MATERIAL PROVIDED:
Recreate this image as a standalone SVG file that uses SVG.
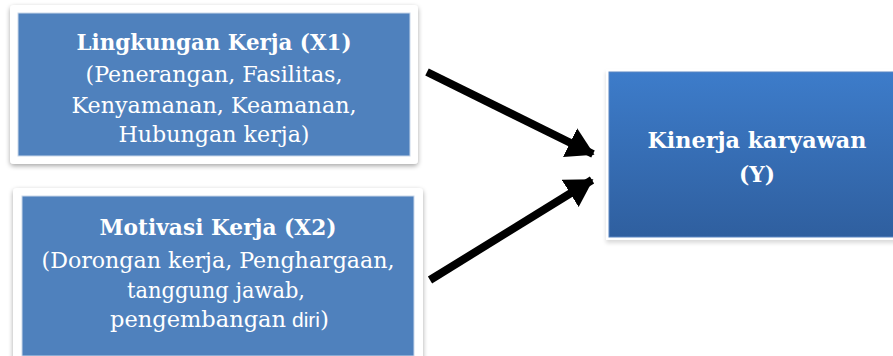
<svg xmlns="http://www.w3.org/2000/svg" width="893" height="356" viewBox="0 0 893 356">
<defs>
<linearGradient id="gy" x1="0" y1="0" x2="0" y2="1">
<stop offset="0" stop-color="#3d7cca"/>
<stop offset="1" stop-color="#2f5f9f"/>
</linearGradient>
<filter id="sh" x="-10%" y="-10%" width="120%" height="130%">
<feGaussianBlur in="SourceAlpha" stdDeviation="2.5"/>
<feOffset dx="0" dy="2" result="b"/>
<feComponentTransfer><feFuncA type="linear" slope="0.35"/></feComponentTransfer>
<feMerge><feMergeNode/><feMergeNode in="SourceGraphic"/></feMerge>
</filter>
<filter id="sh2" x="-10%" y="-10%" width="120%" height="130%">
<feGaussianBlur in="SourceAlpha" stdDeviation="2"/>
<feOffset dx="0" dy="3" result="b"/>
<feComponentTransfer><feFuncA type="linear" slope="0.15"/></feComponentTransfer>
<feMerge><feMergeNode/><feMergeNode in="SourceGraphic"/></feMerge>
</filter>
<marker id="ah" markerWidth="4" markerHeight="4" refX="3.2" refY="2" orient="auto" markerUnits="strokeWidth">
<path d="M0,0 L3.4,2 L0,4 Z" fill="#000"/>
</marker>
<style>
.frame{fill:#fff;filter:url(#sh)}
.box{fill:#4f81bd;stroke:#c9d7ea;stroke-width:1}
.t{font-family:"DejaVu Serif","Liberation Serif",serif;fill:#fff;text-anchor:middle;font-size:23px}
.l{text-anchor:start}
.b{font-weight:bold}
.s{font-family:"Liberation Sans",Carlito,sans-serif;font-size:21px;fill:#fff}
.conn{stroke:#000;stroke-width:8;fill:none;marker-end:url(#ah)}
</style>
</defs>
<g id="node-x1">
<rect class="frame" x="10" y="5" width="408" height="159" rx="4"/>
<rect class="box" x="18" y="13" width="392" height="143"/>
<text class="t b" x="214" y="50" textLength="275" lengthAdjust="spacingAndGlyphs">Lingkungan Kerja (X1)</text>
<text class="t" x="214" y="82" textLength="257" lengthAdjust="spacingAndGlyphs">(Penerangan, Fasilitas,</text>
<text class="t" x="214" y="113" textLength="285" lengthAdjust="spacingAndGlyphs">Kenyamanan, Keamanan,</text>
<text class="t" x="214" y="142" textLength="191" lengthAdjust="spacingAndGlyphs">Hubungan kerja)</text>
</g>
<g id="node-x2">
<rect class="frame" x="13" y="188" width="410" height="175" rx="4"/>
<rect class="box" x="22" y="196" width="392" height="160"/>
<text class="t b" x="218" y="235" textLength="237" lengthAdjust="spacingAndGlyphs">Motivasi Kerja (X2)</text>
<text class="t" x="218" y="268" textLength="353" lengthAdjust="spacingAndGlyphs">(Dorongan kerja, Penghargaan,</text>
<text class="t" x="216" y="298" textLength="178" lengthAdjust="spacingAndGlyphs">tanggung jawab,</text>
<text class="t l" x="110" y="327" textLength="176" lengthAdjust="spacingAndGlyphs">pengembangan</text>
<text class="s" x="292" y="327">diri</text>
<text class="t l" x="320" y="327">)</text>
</g>
<g id="node-y">
<rect x="606" y="69" width="293" height="171" fill="#fff" filter="url(#sh2)"/>
<rect x="609" y="72" width="290" height="165" fill="url(#gy)" stroke="#5a86c2" stroke-width="1"/>
<text class="t b" x="757" y="148" textLength="219" lengthAdjust="spacingAndGlyphs">Kinerja karyawan</text>
<text class="t b" x="757" y="182" textLength="36" lengthAdjust="spacingAndGlyphs">(Y)</text>
</g>
<g id="connectors">
<line class="conn" x1="427" y1="72" x2="593" y2="154"/>
<line class="conn" x1="430" y1="280" x2="592" y2="180"/>
</g>
</svg>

PROBLEM: Transcribe the listing above verbatim. Omit the pictures.

TASK SOLUTION:
Recreate this image as a standalone SVG file that uses SVG.
<svg xmlns="http://www.w3.org/2000/svg" width="893" height="356" viewBox="0 0 893 356">
<defs>
<linearGradient id="gy" x1="0" y1="0" x2="0" y2="1">
<stop offset="0" stop-color="#3d7cca"/>
<stop offset="1" stop-color="#2f5f9f"/>
</linearGradient>
<filter id="sh" x="-10%" y="-10%" width="120%" height="130%">
<feGaussianBlur in="SourceAlpha" stdDeviation="2.5"/>
<feOffset dx="0" dy="2" result="b"/>
<feComponentTransfer><feFuncA type="linear" slope="0.35"/></feComponentTransfer>
<feMerge><feMergeNode/><feMergeNode in="SourceGraphic"/></feMerge>
</filter>
<filter id="sh2" x="-10%" y="-10%" width="120%" height="130%">
<feGaussianBlur in="SourceAlpha" stdDeviation="2"/>
<feOffset dx="0" dy="3" result="b"/>
<feComponentTransfer><feFuncA type="linear" slope="0.15"/></feComponentTransfer>
<feMerge><feMergeNode/><feMergeNode in="SourceGraphic"/></feMerge>
</filter>
<marker id="ah" markerWidth="4" markerHeight="4" refX="3.2" refY="2" orient="auto" markerUnits="strokeWidth">
<path d="M0,0 L3.4,2 L0,4 Z" fill="#000"/>
</marker>
<style>
.frame{fill:#fff;filter:url(#sh)}
.box{fill:#4f81bd;stroke:#c9d7ea;stroke-width:1}
.t{font-family:"DejaVu Serif","Liberation Serif",serif;fill:#fff;text-anchor:middle;font-size:23px}
.l{text-anchor:start}
.b{font-weight:bold}
.s{font-family:"Liberation Sans",Carlito,sans-serif;font-size:21px;fill:#fff}
.conn{stroke:#000;stroke-width:8;fill:none;marker-end:url(#ah)}
</style>
</defs>
<g id="node-x1">
<rect class="frame" x="10" y="5" width="408" height="159" rx="4"/>
<rect class="box" x="18" y="13" width="392" height="143"/>
<text class="t b" x="214" y="50" textLength="275" lengthAdjust="spacingAndGlyphs">Lingkungan Kerja (X1)</text>
<text class="t" x="214" y="82" textLength="257" lengthAdjust="spacingAndGlyphs">(Penerangan, Fasilitas,</text>
<text class="t" x="214" y="113" textLength="285" lengthAdjust="spacingAndGlyphs">Kenyamanan, Keamanan,</text>
<text class="t" x="214" y="142" textLength="191" lengthAdjust="spacingAndGlyphs">Hubungan kerja)</text>
</g>
<g id="node-x2">
<rect class="frame" x="13" y="188" width="410" height="175" rx="4"/>
<rect class="box" x="22" y="196" width="392" height="160"/>
<text class="t b" x="218" y="235" textLength="237" lengthAdjust="spacingAndGlyphs">Motivasi Kerja (X2)</text>
<text class="t" x="218" y="268" textLength="353" lengthAdjust="spacingAndGlyphs">(Dorongan kerja, Penghargaan,</text>
<text class="t" x="216" y="298" textLength="178" lengthAdjust="spacingAndGlyphs">tanggung jawab,</text>
<text class="t l" x="110" y="327" textLength="176" lengthAdjust="spacingAndGlyphs">pengembangan</text>
<text class="s" x="292" y="327">diri</text>
<text class="t l" x="320" y="327">)</text>
</g>
<g id="node-y">
<rect x="606" y="69" width="293" height="171" fill="#fff" filter="url(#sh2)"/>
<rect x="609" y="72" width="290" height="165" fill="url(#gy)" stroke="#5a86c2" stroke-width="1"/>
<text class="t b" x="757" y="148" textLength="219" lengthAdjust="spacingAndGlyphs">Kinerja karyawan</text>
<text class="t b" x="757" y="182" textLength="36" lengthAdjust="spacingAndGlyphs">(Y)</text>
</g>
<g id="connectors">
<line class="conn" x1="427" y1="72" x2="593" y2="154"/>
<line class="conn" x1="430" y1="280" x2="592" y2="180"/>
</g>
</svg>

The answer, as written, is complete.